● **Directions**: Search the listing below for the string "chart" and copy every line where it occurs.
↓↓↓
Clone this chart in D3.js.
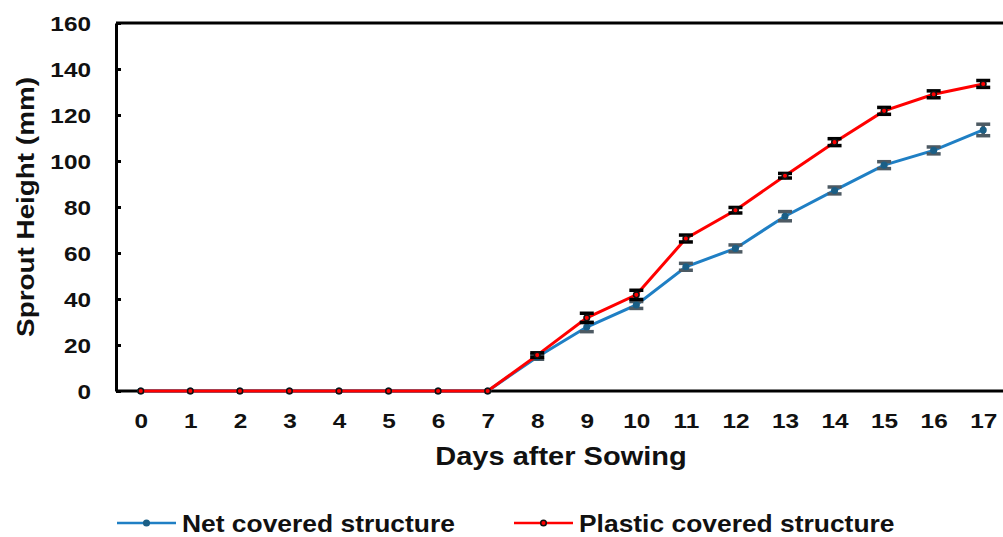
<!DOCTYPE html>
<html>
<head>
<meta charset="utf-8">
<script src="https://cdn.jsdelivr.net/npm/d3@7"></script>
<style>
  body { margin: 0; background: #fff; }
  text { font-family: "Liberation Sans", Arial, sans-serif; font-weight: bold; fill: #111; }
</style>
</head>
<body>
<div id="chart"></div>
<script>
// data
var days = [0, 1, 2, 3, 4, 5, 6, 7, 8, 9, 10, 11, 12, 13, 14, 15, 16, 17];
var netHeight = [0, 0, 0, 0, 0, 0, 0, 0, 14.8, 27.8, 37.4, 54, 62, 76, 87.2, 98.2, 104.6, 113.5];
var netErr    = [0, 0, 0, 0, 0, 0, 0, 0, 1, 2, 1.5, 1.5, 1.5, 2, 1.5, 1.5, 1.5, 2.5];
var plasticHeight = [0, 0, 0, 0, 0, 0, 0, 0, 15.6, 31.8, 41.8, 66.3, 78.6, 93.6, 108.2, 121.8, 129, 133.5];
var plasticErr    = [0, 0, 0, 0, 0, 0, 0, 0, 1, 2, 2, 1.5, 1.2, 1, 1.5, 1.5, 1.5, 1.5];
var yTicks = [0, 20, 40, 60, 80, 100, 120, 140, 160];

var W = 1003, H = 537;
var mLeft = 116, mTop = 23, mRight = 1008, mBottom = 391;
var stretch = 1.16; // the reference text is a bit wide

var svg = d3.select("#chart").append("svg")
    .attr("width", W)
    .attr("height", H);

var x = d3.scalePoint()
    .domain(days)
    .range([mLeft, mRight])
    .padding(0.5);

var y = d3.scaleLinear()
    .domain([0, 160])
    .range([mBottom, mTop]);

// top border line
svg.append("line")
    .attr("x1", mLeft).attr("x2", mRight)
    .attr("y1", mTop).attr("y2", mTop)
    .attr("stroke", "#000").attr("stroke-width", 3);

// y axis, ticks pointing inward
var yAxis = svg.append("g")
    .attr("transform", "translate(" + mLeft + ",0)")
    .call(d3.axisRight(y).tickValues(yTicks).tickSize(5).tickSizeOuter(0).tickFormat(d3.format("d")));
yAxis.select(".domain").attr("stroke", "#000").attr("stroke-width", 3);
yAxis.selectAll(".tick line").attr("stroke", "#000").attr("stroke-width", 3);
yAxis.selectAll(".tick text")
    .attr("x", -25)
    .attr("dy", "0.36em")
    .attr("text-anchor", "end")
    .style("font-size", "21px")
    .style("font-family", "'Liberation Sans', Arial, sans-serif")
    .style("font-weight", "bold")
    .attr("fill", "#111");

// x axis, no tick marks
var xAxis = svg.append("g")
    .attr("transform", "translate(0," + mBottom + ")")
    .call(d3.axisBottom(x).tickSize(0).tickSizeOuter(0));
xAxis.select(".domain").attr("d", "M" + mLeft + ",0H" + mRight).attr("stroke", "#000").attr("stroke-width", 3);
xAxis.selectAll(".tick text")
    .attr("y", 37)
    .attr("dy", 0)
    .style("font-size", "21px")
    .style("font-family", "'Liberation Sans', Arial, sans-serif")
    .style("font-weight", "bold")
    .attr("fill", "#111");

// axis titles
svg.append("text")
    .attr("x", 561)
    .attr("y", 465)
    .attr("text-anchor", "middle")
    .style("font-size", "25px")
    .text("Days after Sowing");

svg.append("text")
    .attr("transform", "translate(34,207) rotate(-90)")
    .attr("text-anchor", "middle")
    .style("font-size", "24px")
    .text("Sprout Height (mm)");

var series = [
  { name: "Net covered structure", vals: netHeight, err: netErr, color: "#1f7fc4", errColor: "#4d5a63", mark: "#1b5f86", markStroke: "#1b5f86" },
  { name: "Plastic covered structure", vals: plasticHeight, err: plasticErr, color: "#ff0000", errColor: "#000", mark: "#ff0000", markStroke: "#111" }
];

var line = d3.line()
    .x(function(d) { return x(d.day); })
    .y(function(d) { return y(d.v); });

series.forEach(function(s) {
  var pts = days.map(function(d, i) { return { day: d, v: s.vals[i], e: s.err[i] }; });
  var g = svg.append("g");

  g.append("path")
      .datum(pts)
      .attr("fill", "none")
      .attr("stroke", s.color)
      .attr("stroke-width", 3)
      .attr("d", line);

  var eb = g.selectAll(".eb")
      .data(pts.filter(function(d) { return d.e > 0; }))
      .enter().append("g");
  eb.append("line")
      .attr("x1", function(d) { return x(d.day); })
      .attr("x2", function(d) { return x(d.day); })
      .attr("y1", function(d) { return y(d.v - d.e); })
      .attr("y2", function(d) { return y(d.v + d.e); })
      .attr("stroke", s.errColor).attr("stroke-width", 3.5);
  [-1, 1].forEach(function(sg) {
    eb.append("line")
        .attr("x1", function(d) { return x(d.day) - 7; })
        .attr("x2", function(d) { return x(d.day) + 7; })
        .attr("y1", function(d) { return y(d.v + sg * d.e); })
        .attr("y2", function(d) { return y(d.v + sg * d.e); })
        .attr("stroke", s.errColor).attr("stroke-width", 3.5);
  });

  g.selectAll("circle")
      .data(pts)
      .enter().append("circle")
      .attr("cx", function(d) { return x(d.day); })
      .attr("cy", function(d) { return y(d.v); })
      .attr("r", 2.8)
      .attr("fill", s.mark)
      .attr("stroke", s.markStroke)
      .attr("stroke-width", 1.5);
});

// legend
var legX = [117, 514];
series.forEach(function(s, i) {
  var lg = svg.append("g").attr("transform", "translate(" + legX[i] + ",523)");
  lg.append("line")
      .attr("x1", 0).attr("x2", 59)
      .attr("stroke", s.color).attr("stroke-width", 2.5);
  lg.append("circle")
      .attr("cx", 29.5).attr("r", 2.8)
      .attr("fill", s.mark).attr("stroke", s.markStroke).attr("stroke-width", 1.5);
  lg.append("text")
      .attr("class", "leg")
      .attr("x", 65)
      .attr("dy", "0.36em")
      .style("font-size", "24px")
      .text(s.name);
});

// widen all text a little, like the reference
svg.selectAll("text").each(function() {
  var w = this.getComputedTextLength();
  var k = d3.select(this).classed("leg") ? 1.1 : stretch;
  d3.select(this)
      .attr("textLength", w * k)
      .attr("lengthAdjust", "spacingAndGlyphs");
});
</script>
</body>
</html>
↑↑↑
● **Output for this exercise**:
Clone this chart in D3.js.
<div id="chart"></div>
var svg = d3.select("#chart").append("svg")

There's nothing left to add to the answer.